Provided material start

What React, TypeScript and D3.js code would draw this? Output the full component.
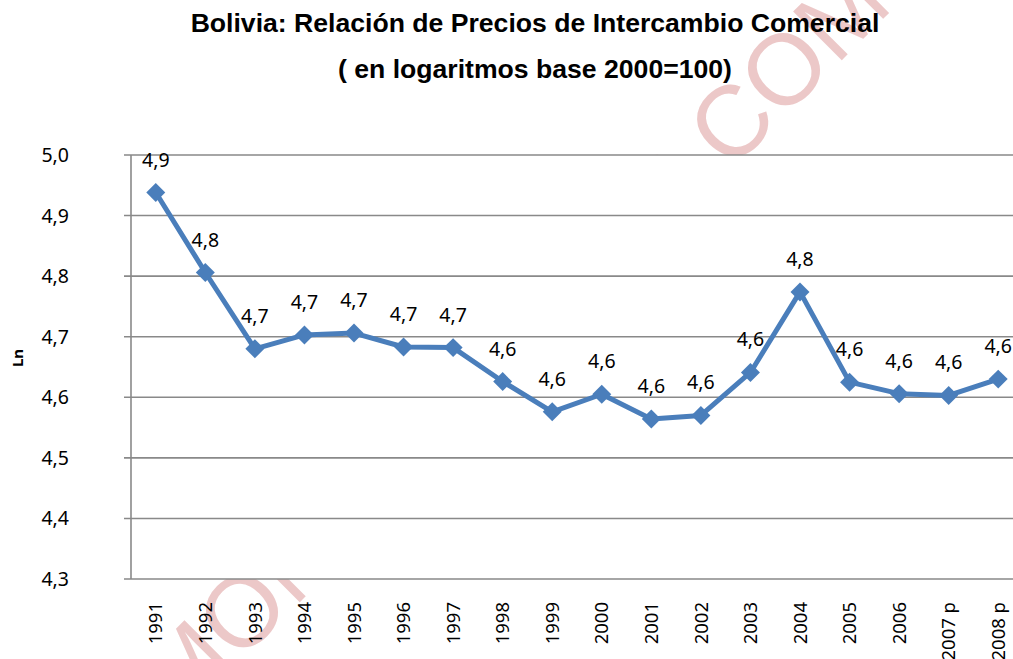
import React, { useEffect, useRef } from 'react';
import * as d3 from 'd3';

const years = ['1991', '1992', '1993', '1994', '1995', '1996', '1997', '1998', '1999', '2000',
  '2001', '2002', '2003', '2004', '2005', '2006', '2007 p', '2008 p'];
const lnValues = [4.938, 4.806, 4.680, 4.703, 4.706, 4.683, 4.682, 4.626, 4.576, 4.605,
  4.564, 4.570, 4.641, 4.774, 4.625, 4.606, 4.603, 4.630];
const yTicks = [4.3, 4.4, 4.5, 4.6, 4.7, 4.8, 4.9, 5.0];
const titleLines = ['Bolivia: Relación de Precios de Intercambio Comercial', '( en logaritmos base 2000=100)'];

const W = 1013;
const H = 659;

const App = () => {
  const ref = useRef<SVGSVGElement | null>(null);

  useEffect(() => {
    if (!ref.current) return;
    const svg = d3.select(ref.current);
    svg.selectAll('*').remove();

    const left = 131, right = 1023, top = 155, bottom = 579;
    const lbl = 'Noto Sans, Open Sans, sans-serif';
    const grey = '#898989';
    const blue = '#4a7ebb';
    const comma = (v: number) => d3.format('.1f')(v).replace('.', ',');

    // watermark behind the chart
    svg.append('text')
      .attr('transform', 'translate(180,722) rotate(-45)')
      .attr('fill', '#ecc8c8')
      .style('font-family', 'Liberation Sans, Arial, sans-serif')
      .style('font-size', '100px')
      .text('MONOGRAFIAS.COM');

    const x = d3.scaleBand().domain(years).range([left, right]);
    const y = d3.scaleLinear().domain([4.3, 5.0]).range([bottom, top]);

    // plot area
    svg.append('rect')
      .attr('x', left).attr('y', top)
      .attr('width', right - left).attr('height', bottom - top)
      .attr('fill', 'white');

    // gridlines
    svg.append('g')
      .selectAll('line')
      .data(yTicks)
      .join('line')
      .attr('x1', left - 7).attr('x2', right)
      .attr('y1', (d) => y(d)).attr('y2', (d) => y(d))
      .attr('stroke', grey).attr('stroke-width', 1.6);

    svg.append('line')
      .attr('x1', left).attr('x2', left)
      .attr('y1', top).attr('y2', bottom)
      .attr('stroke', grey).attr('stroke-width', 1.6);

    // y tick labels
    svg.append('g')
      .selectAll('text')
      .data(yTicks)
      .join('text')
      .attr('x', 69)
      .attr('y', (d) => y(d))
      .attr('dy', '0.36em')
      .attr('text-anchor', 'end')
      .style('font-family', lbl)
      .style('font-size', '19.5px')
      .text((d) => comma(d));

    svg.append('text')
      .attr('transform', 'translate(23,358) rotate(-90)')
      .attr('text-anchor', 'middle')
      .style('font-family', lbl)
      .style('font-weight', 'bold')
      .style('font-size', '15px')
      .text('Ln');

    // x labels
    svg.append('g')
      .selectAll('text')
      .data(years)
      .join('text')
      .attr('transform', (d) => `translate(${x(d)! + x.bandwidth() / 2},602) rotate(-90)`)
      .attr('dy', '0.36em')
      .attr('text-anchor', 'end')
      .style('font-family', lbl)
      .style('font-size', '18.5px')
      .text((d) => d);

    const cx = (i: number) => x(years[i])! + x.bandwidth() / 2;

    const line = d3.line<number>()
      .x((_, i) => cx(i))
      .y((d) => y(d));

    svg.append('path')
      .datum(lnValues)
      .attr('d', line)
      .attr('fill', 'none')
      .attr('stroke', blue)
      .attr('stroke-width', 5)
      .attr('stroke-linejoin', 'round');

    const diamond = d3.symbol().type(d3.symbolSquare).size(180);
    svg.append('g')
      .selectAll('path')
      .data(lnValues)
      .join('path')
      .attr('d', diamond)
      .attr('transform', (d, i) => `translate(${cx(i)},${y(d)}) rotate(45)`)
      .attr('fill', blue);

    // data labels
    svg.append('g')
      .selectAll('text')
      .data(lnValues)
      .join('text')
      .attr('x', (_, i) => cx(i))
      .attr('y', (d) => y(d) - 26)
      .attr('text-anchor', 'middle')
      .style('font-family', lbl)
      .style('font-size', '19.5px')
      .text((d) => comma(d));

    // title
    svg.append('g')
      .selectAll('text')
      .data(titleLines)
      .join('text')
      .attr('x', 535)
      .attr('y', (_, i) => 32 + i * 46)
      .attr('text-anchor', 'middle')
      .style('font-family', 'Liberation Sans, Arial, sans-serif')
      .style('font-weight', 'bold')
      .style('font-size', '26.6px')
      .text((d) => d);
  }, []);

  return (
    <svg
      ref={ref}
      width={W}
      height={H}
      style={{ position: 'absolute', left: 0, top: 0, background: 'white' }}
    />
  );
};

export default App;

Provided material end

Quote, please, every line of the material above from its start through the line that has "import * as d3 from 'd3';", reproducing the words exactly and dropping any images.

Result of this exercise:
What React, TypeScript and D3.js code would draw this? Output the full component.
import React, { useEffect, useRef } from 'react';
import * as d3 from 'd3';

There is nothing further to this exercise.